Monday, January 28, 2019

How much information is in the Rohonc Codex?

I'm getting back to the Rohonc codex after a few years away, and I'm wondering how much information is stored in the text. That is, if the text were efficiently translated into another language, how long of a text would it be.

Since I don't know where word breaks fall, I can only base the calculation on symbols in the text. Using Shannon's information entropy formula, I can calculate the entropy of some sample texts as follows:

King James Bible (letters):4.1
King James Bible (words):8.9
Latin Vulgate book of Genesis (letters):4.1
Latin Vulgate book of Genesis (words):10.3
Voynich Manuscript (letters):4.0
Voynich Manuscript (words):10.5
Rohonc Codex (glyphs):5.9


These values make intuitive sense to me. A word in Latin conveys more information than a word in English because it carries more inflectional morphemes. (The Voynich numbers are just thrown in for fun, since we don't know what they convey).
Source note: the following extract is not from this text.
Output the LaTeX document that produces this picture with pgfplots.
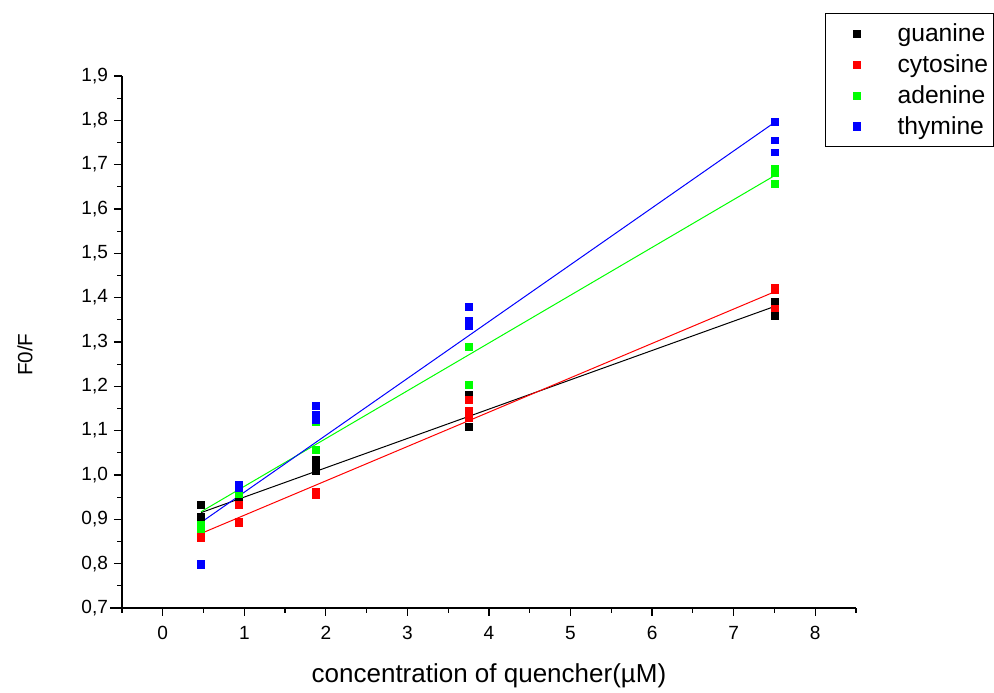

From these values, it looks like a glyph from the Rohonc codex conveys more information than a character in English or Latin. That seems like the right answer given the number of symbols in the system. But how do we use that information to calculate the size of the text?
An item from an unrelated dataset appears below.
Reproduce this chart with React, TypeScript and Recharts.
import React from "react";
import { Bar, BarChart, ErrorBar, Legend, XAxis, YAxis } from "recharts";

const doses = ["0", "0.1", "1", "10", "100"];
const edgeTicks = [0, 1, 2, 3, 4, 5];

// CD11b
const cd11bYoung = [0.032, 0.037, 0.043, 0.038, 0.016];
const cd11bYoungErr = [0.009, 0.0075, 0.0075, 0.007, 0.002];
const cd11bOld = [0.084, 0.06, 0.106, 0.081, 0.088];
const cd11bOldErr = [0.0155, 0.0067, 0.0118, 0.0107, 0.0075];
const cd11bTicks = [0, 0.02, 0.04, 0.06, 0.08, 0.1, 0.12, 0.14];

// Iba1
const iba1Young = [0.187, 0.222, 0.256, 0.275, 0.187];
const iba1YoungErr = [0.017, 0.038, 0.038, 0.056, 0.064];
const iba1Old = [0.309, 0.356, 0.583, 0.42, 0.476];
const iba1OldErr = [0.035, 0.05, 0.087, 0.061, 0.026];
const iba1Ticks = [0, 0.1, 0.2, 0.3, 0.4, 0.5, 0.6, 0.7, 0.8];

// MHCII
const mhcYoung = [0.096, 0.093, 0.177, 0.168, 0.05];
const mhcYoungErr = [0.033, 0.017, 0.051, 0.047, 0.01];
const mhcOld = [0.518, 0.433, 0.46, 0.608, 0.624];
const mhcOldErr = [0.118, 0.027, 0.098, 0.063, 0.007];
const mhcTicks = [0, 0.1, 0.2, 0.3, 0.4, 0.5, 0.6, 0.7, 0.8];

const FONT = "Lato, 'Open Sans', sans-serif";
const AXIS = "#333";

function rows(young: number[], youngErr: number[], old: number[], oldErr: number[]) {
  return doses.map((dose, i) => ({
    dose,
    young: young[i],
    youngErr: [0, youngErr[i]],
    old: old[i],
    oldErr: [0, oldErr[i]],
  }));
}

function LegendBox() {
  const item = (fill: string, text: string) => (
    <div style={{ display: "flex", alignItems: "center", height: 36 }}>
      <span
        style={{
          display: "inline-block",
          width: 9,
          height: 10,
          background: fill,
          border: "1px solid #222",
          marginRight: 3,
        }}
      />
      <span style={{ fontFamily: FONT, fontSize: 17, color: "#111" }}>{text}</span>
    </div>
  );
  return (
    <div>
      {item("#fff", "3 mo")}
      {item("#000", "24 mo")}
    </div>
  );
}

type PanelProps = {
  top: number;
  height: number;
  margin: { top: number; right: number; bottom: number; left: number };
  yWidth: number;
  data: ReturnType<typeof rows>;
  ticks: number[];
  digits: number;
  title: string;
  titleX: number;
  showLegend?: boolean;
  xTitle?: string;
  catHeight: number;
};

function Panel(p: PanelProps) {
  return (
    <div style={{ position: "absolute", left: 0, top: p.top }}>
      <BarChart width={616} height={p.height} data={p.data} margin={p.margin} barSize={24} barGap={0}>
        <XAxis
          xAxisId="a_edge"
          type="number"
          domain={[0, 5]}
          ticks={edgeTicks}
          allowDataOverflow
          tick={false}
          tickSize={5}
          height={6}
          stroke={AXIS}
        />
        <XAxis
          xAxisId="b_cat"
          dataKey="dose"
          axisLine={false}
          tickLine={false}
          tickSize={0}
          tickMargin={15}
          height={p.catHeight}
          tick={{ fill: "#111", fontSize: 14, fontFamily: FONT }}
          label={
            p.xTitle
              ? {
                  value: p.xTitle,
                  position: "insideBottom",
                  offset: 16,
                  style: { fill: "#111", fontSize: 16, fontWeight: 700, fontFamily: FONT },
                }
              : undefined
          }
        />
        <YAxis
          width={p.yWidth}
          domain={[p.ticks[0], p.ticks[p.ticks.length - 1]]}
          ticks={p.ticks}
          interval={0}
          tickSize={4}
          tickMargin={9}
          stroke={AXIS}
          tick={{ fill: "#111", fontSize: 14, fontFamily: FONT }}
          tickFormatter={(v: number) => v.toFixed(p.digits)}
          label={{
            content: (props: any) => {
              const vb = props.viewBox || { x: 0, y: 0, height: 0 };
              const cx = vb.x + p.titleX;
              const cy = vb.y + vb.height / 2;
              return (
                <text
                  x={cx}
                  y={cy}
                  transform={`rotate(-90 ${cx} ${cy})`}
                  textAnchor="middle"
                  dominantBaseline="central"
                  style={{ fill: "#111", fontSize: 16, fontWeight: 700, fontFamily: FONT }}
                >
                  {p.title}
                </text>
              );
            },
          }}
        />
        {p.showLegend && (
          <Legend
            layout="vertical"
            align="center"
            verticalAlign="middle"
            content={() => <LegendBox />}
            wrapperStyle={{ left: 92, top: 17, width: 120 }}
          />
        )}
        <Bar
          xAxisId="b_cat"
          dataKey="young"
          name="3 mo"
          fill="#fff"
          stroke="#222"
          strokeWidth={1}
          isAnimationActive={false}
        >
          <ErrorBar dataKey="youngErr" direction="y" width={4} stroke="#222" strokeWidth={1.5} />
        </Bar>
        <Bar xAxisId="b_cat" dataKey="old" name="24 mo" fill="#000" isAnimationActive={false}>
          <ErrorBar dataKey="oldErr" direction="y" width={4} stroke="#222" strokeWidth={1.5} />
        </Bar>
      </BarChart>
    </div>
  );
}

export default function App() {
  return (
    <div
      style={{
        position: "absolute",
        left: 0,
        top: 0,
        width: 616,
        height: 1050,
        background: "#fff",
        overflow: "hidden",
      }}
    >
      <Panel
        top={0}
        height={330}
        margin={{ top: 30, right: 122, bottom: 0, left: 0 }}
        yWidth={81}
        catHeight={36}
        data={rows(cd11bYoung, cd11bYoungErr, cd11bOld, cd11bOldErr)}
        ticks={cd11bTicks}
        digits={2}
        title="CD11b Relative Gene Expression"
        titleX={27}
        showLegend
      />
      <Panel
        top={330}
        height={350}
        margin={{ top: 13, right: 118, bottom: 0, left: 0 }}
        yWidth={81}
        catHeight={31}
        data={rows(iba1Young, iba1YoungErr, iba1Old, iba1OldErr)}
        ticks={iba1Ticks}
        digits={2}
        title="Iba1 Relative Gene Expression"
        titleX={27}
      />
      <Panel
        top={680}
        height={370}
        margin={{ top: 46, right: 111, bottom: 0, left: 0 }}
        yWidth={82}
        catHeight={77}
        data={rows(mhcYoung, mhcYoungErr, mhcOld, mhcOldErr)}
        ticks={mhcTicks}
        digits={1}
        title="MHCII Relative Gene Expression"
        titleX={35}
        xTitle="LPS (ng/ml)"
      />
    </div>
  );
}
Letters convey phonological information, but words convey meaning, so the size of a text in letters means something different from the size in words, and we have to do some conversion to get from one to the other.

If we assume the Rohonc script is primarily phonological and roughly as efficient as English and Latin, then the size of the text in phonological terms would be about:

    5.9 bits/glyph x 60,142 glyphs = 354,837.8 bits

This would be equivalent to a Latin text of length:

    354,837.8 bits ÷ 4.1 bits/letter = 86,545.8 letters

If the underlying language were Latin, then given the number of letters per Latin word (5.2), we could calculate the expected number of Latin words. That would be:

    86,545.8 letters ÷ 5.2 letters/word = 16,643.4 words

Given this, if the language were Latin, then each word would consume about 3.6 Rohonc glyphs. That is 60,142 glyphs ÷ 16,643.4 words = 3.6 glyphs/word. If the language were English, each word would consume 2.8 glyphs/word. Probably it is safe to assume Rohonc words are 3-4 glyphs long, on average.